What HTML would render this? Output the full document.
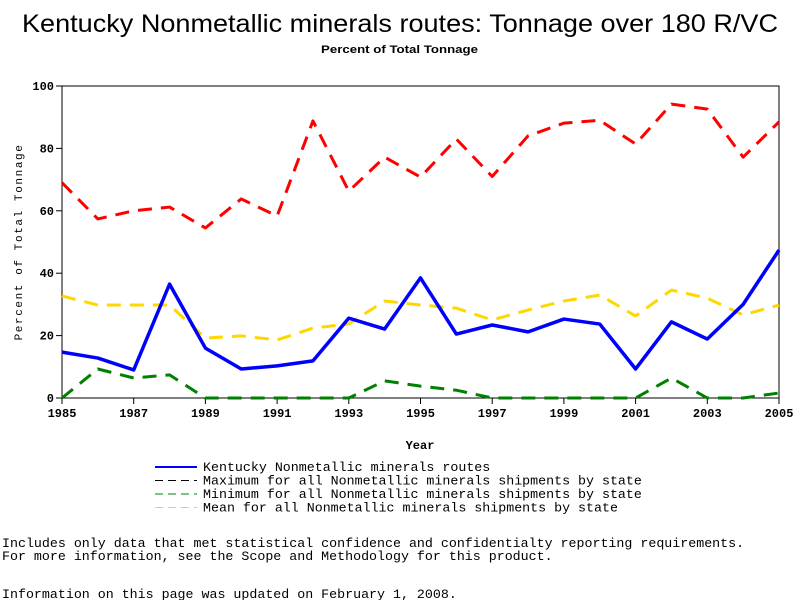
--
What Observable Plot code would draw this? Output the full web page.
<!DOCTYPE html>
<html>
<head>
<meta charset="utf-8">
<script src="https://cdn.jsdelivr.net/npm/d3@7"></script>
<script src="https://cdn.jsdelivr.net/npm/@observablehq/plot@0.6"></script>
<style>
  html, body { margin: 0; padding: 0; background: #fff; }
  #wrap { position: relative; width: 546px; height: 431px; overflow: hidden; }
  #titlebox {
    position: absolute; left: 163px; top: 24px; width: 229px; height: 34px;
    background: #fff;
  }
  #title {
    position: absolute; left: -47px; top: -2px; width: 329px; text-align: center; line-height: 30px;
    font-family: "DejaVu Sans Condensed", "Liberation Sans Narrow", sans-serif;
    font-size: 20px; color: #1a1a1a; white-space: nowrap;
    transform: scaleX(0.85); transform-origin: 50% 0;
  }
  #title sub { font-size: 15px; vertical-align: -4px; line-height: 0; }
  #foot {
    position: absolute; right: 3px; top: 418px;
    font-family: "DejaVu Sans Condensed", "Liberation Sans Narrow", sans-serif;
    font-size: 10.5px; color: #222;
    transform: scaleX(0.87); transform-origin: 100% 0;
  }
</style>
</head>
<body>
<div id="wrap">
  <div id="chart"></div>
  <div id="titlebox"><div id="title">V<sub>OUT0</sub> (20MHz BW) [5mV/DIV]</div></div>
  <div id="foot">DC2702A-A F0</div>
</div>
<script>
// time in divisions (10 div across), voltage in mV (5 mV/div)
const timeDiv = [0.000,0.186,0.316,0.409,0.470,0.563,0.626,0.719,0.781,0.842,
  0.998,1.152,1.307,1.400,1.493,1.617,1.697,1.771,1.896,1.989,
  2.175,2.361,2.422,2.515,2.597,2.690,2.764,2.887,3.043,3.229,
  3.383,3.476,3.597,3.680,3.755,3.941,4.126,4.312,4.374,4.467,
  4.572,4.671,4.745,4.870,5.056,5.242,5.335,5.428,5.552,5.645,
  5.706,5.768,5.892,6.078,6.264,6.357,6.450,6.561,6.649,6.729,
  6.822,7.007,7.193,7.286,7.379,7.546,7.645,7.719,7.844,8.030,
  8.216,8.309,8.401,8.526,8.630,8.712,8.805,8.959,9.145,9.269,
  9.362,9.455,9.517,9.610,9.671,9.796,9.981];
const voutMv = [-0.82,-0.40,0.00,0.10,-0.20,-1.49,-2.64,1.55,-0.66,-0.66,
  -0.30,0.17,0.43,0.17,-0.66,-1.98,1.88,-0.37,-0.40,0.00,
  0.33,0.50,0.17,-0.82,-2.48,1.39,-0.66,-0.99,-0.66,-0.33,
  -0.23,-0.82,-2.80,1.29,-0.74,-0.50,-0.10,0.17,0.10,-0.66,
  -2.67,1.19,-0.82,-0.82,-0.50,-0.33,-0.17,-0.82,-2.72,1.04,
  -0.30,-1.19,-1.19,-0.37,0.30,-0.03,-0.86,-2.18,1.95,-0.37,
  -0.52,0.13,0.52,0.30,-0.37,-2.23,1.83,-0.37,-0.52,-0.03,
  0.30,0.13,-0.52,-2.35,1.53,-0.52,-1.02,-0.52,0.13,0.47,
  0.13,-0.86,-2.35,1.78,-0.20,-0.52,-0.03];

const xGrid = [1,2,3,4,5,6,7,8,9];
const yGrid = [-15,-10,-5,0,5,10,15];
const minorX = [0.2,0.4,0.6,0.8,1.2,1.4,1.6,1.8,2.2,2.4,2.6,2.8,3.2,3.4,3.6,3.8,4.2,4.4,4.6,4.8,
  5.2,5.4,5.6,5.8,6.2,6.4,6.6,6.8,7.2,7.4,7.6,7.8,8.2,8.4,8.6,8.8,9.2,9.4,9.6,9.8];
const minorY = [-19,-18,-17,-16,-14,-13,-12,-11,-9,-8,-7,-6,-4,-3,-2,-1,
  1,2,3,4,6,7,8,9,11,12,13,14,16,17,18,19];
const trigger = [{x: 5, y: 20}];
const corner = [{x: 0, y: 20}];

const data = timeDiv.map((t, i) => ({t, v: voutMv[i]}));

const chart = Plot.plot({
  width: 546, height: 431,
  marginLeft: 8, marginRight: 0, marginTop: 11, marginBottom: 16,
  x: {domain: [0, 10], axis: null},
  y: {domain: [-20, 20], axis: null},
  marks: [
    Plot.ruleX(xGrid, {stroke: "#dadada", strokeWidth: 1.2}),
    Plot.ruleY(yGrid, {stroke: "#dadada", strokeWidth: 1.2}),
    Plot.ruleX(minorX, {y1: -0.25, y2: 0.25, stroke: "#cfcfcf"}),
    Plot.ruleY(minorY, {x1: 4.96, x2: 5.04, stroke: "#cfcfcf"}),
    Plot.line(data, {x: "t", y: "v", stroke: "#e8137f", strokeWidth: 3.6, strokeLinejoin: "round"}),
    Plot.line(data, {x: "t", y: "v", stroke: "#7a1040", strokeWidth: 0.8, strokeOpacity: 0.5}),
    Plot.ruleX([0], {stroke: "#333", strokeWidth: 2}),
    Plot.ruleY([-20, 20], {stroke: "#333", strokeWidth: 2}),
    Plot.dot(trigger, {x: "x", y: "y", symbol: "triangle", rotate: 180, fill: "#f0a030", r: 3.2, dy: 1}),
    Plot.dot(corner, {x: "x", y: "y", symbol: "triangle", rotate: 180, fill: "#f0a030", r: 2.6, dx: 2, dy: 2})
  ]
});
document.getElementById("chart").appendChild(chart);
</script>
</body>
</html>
...
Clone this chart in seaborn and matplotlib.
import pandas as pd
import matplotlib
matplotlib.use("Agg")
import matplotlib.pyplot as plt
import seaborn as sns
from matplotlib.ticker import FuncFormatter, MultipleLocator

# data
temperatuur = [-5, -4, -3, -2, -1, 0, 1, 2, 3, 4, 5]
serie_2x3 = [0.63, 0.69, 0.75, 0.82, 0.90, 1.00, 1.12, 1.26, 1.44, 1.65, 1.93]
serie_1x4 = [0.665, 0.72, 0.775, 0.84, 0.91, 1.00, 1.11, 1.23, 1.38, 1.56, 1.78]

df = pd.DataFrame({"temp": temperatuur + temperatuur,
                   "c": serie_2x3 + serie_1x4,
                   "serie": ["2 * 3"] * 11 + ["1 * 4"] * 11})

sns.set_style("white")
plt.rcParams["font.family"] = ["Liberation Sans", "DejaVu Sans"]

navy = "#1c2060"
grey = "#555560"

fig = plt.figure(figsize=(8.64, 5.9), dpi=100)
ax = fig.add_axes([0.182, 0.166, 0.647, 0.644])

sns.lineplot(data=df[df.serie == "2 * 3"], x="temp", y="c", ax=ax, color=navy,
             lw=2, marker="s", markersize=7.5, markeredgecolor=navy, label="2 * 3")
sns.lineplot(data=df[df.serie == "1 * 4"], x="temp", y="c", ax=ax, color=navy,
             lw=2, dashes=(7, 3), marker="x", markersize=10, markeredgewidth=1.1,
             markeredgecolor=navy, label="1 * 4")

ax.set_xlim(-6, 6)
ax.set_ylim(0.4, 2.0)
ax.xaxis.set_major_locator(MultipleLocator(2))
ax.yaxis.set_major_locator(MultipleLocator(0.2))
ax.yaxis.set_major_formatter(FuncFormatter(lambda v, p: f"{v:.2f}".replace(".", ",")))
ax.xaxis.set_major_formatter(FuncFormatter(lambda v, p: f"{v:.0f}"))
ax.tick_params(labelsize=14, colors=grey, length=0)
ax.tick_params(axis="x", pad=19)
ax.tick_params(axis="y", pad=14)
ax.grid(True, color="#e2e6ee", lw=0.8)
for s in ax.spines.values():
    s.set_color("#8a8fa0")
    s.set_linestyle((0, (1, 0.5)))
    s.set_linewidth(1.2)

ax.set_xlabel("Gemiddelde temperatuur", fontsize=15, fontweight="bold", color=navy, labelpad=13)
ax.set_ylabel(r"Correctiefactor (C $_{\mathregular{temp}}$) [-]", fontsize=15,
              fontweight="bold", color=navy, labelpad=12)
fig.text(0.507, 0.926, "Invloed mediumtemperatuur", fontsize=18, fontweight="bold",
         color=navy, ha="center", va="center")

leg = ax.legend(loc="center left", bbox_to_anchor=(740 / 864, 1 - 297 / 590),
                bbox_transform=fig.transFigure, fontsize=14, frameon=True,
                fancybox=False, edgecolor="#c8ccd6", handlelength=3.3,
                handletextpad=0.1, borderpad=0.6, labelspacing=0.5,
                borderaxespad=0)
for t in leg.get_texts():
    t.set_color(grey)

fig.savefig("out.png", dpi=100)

* Given instruction
The first line to be transcribed is the one containing "Clone this chart in seaborn and matplotlib.", and the last is the one containing "1.38, 1.56, 1.78]". Transcribe exactly those lines and nothing else.

* The response
Clone this chart in seaborn and matplotlib.
import pandas as pd
import matplotlib
matplotlib.use("Agg")
import matplotlib.pyplot as plt
import seaborn as sns
from matplotlib.ticker import FuncFormatter, MultipleLocator

# data
temperatuur = [-5, -4, -3, -2, -1, 0, 1, 2, 3, 4, 5]
serie_2x3 = [0.63, 0.69, 0.75, 0.82, 0.90, 1.00, 1.12, 1.26, 1.44, 1.65, 1.93]
serie_1x4 = [0.665, 0.72, 0.775, 0.84, 0.91, 1.00, 1.11, 1.23, 1.38, 1.56, 1.78]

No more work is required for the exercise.